___ DATA

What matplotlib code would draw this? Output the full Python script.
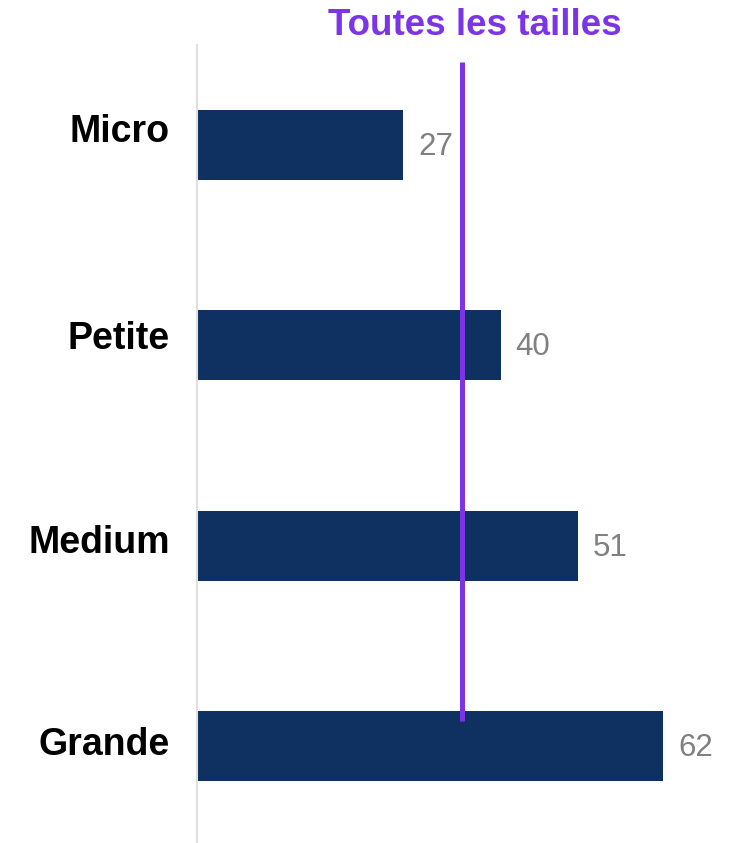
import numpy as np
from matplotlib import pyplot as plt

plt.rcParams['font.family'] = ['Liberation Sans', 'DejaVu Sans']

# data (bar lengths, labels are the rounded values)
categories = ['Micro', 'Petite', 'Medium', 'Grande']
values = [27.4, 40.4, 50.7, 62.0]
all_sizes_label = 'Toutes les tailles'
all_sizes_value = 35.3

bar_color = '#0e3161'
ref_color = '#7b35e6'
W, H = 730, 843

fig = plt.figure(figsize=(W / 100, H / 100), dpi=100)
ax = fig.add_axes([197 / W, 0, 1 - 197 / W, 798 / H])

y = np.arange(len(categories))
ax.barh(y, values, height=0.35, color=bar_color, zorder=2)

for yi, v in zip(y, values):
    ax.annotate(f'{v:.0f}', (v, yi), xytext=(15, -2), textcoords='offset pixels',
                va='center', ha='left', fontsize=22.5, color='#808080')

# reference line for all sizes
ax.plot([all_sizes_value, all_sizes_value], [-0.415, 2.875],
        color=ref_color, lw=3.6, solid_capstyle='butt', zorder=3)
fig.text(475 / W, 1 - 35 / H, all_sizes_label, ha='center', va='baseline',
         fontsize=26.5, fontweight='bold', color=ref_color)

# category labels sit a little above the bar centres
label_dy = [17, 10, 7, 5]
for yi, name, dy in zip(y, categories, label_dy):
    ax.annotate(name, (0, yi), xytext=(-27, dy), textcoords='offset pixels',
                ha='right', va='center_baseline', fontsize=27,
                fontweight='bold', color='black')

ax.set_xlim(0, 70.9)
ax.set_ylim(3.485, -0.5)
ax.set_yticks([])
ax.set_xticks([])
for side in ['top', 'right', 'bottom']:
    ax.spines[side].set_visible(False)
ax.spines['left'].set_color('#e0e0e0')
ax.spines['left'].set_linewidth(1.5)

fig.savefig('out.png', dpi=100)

______

WRITTEN EXERCISE:
Quote each line of the listing exactly, but leave the pictures out.

REPLY:
What matplotlib code would draw this? Output the full Python script.
import numpy as np
from matplotlib import pyplot as plt

plt.rcParams['font.family'] = ['Liberation Sans', 'DejaVu Sans']

# data (bar lengths, labels are the rounded values)
categories = ['Micro', 'Petite', 'Medium', 'Grande']
values = [27.4, 40.4, 50.7, 62.0]
all_sizes_label = 'Toutes les tailles'
all_sizes_value = 35.3

bar_color = '#0e3161'
ref_color = '#7b35e6'
W, H = 730, 843

fig = plt.figure(figsize=(W / 100, H / 100), dpi=100)
ax = fig.add_axes([197 / W, 0, 1 - 197 / W, 798 / H])

y = np.arange(len(categories))
ax.barh(y, values, height=0.35, color=bar_color, zorder=2)

for yi, v in zip(y, values):
    ax.annotate(f'{v:.0f}', (v, yi), xytext=(15, -2), textcoords='offset pixels',
                va='center', ha='left', fontsize=22.5, color='#808080')

# reference line for all sizes
ax.plot([all_sizes_value, all_sizes_value], [-0.415, 2.875],
        color=ref_color, lw=3.6, solid_capstyle='butt', zorder=3)
fig.text(475 / W, 1 - 35 / H, all_sizes_label, ha='center', va='baseline',
         fontsize=26.5, fontweight='bold', color=ref_color)

# category labels sit a little above the bar centres
label_dy = [17, 10, 7, 5]
for yi, name, dy in zip(y, categories, label_dy):
    ax.annotate(name, (0, yi), xytext=(-27, dy), textcoords='offset pixels',
                ha='right', va='center_baseline', fontsize=27,
                fontweight='bold', color='black')

ax.set_xlim(0, 70.9)
ax.set_ylim(3.485, -0.5)
ax.set_yticks([])
ax.set_xticks([])
for side in ['top', 'right', 'bottom']:
    ax.spines[side].set_visible(False)
ax.spines['left'].set_color('#e0e0e0')
ax.spines['left'].set_linewidth(1.5)

fig.savefig('out.png', dpi=100)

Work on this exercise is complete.